What AI is good at right now
This is where it performs well: spotting anomalies in order history, picking up trends, catching inconsistencies a human reviewer might miss on a busy afternoon. There is also value in the admin side of things. First drafts of documentation, summarising communications, taking the repetitive work off people who have better things to do. These applications work because a person still reviews the output before anything is committed.
What AI does not do reliably yet is make the calls that matter in production without someone checking the result. The gap between impressive in a demonstration and trusted on a factory floor is wider than most vendors will admit.
The question worth asking
When a software provider announces AI functionality, the question that matters is not whether they use it. It is what happens when it gets something wrong. How often does that occur, how is it caught, and what does it cost a business with jobs on the floor.
Most AI models are built to produce outputs that are plausible. That is not the same as accurate and auditable. For anything that has to be defensible to a customer or a building control officer, plausible is not enough. Fabricators need correct.

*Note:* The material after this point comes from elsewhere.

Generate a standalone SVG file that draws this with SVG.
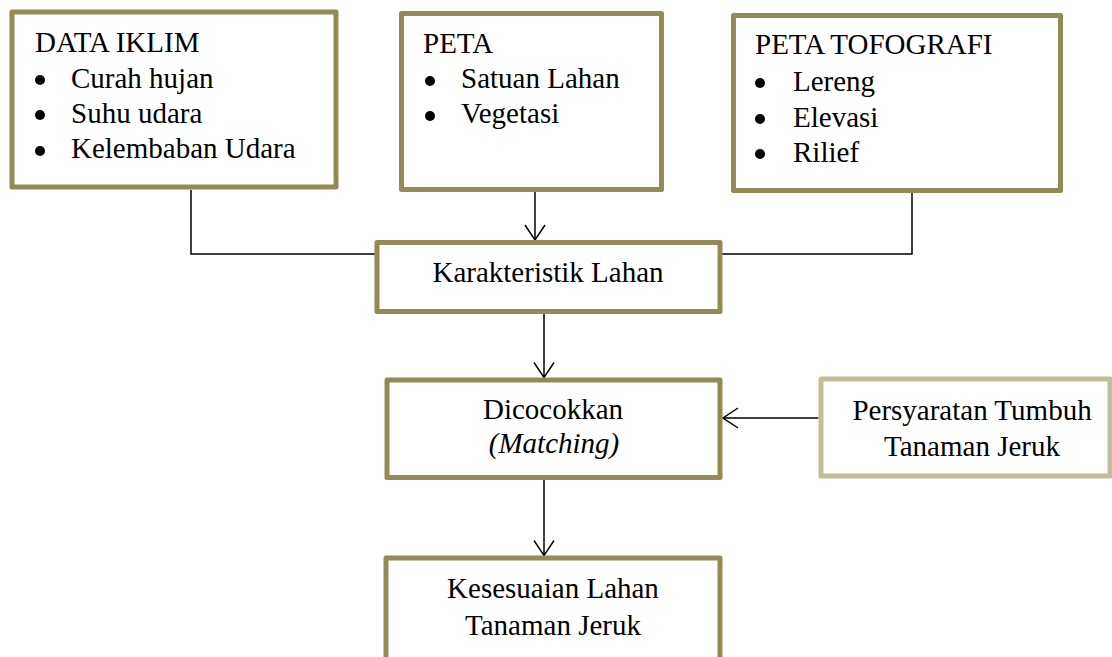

There is no shortcut to getting there.
What Windowmaker is doing
We are working on AI integration, and it is a genuine priority. What we will not do is release something before it meets the standard a real fabrication business requires. When AI features arrive in Windowmaker, they will have been tested against production conditions, not announced ahead of them.
Progress that looks slow from the outside often looks careful from the inside. In this industry, careful is the right call. If your software provider is making significant AI claims right now, the question above is worth putting to them.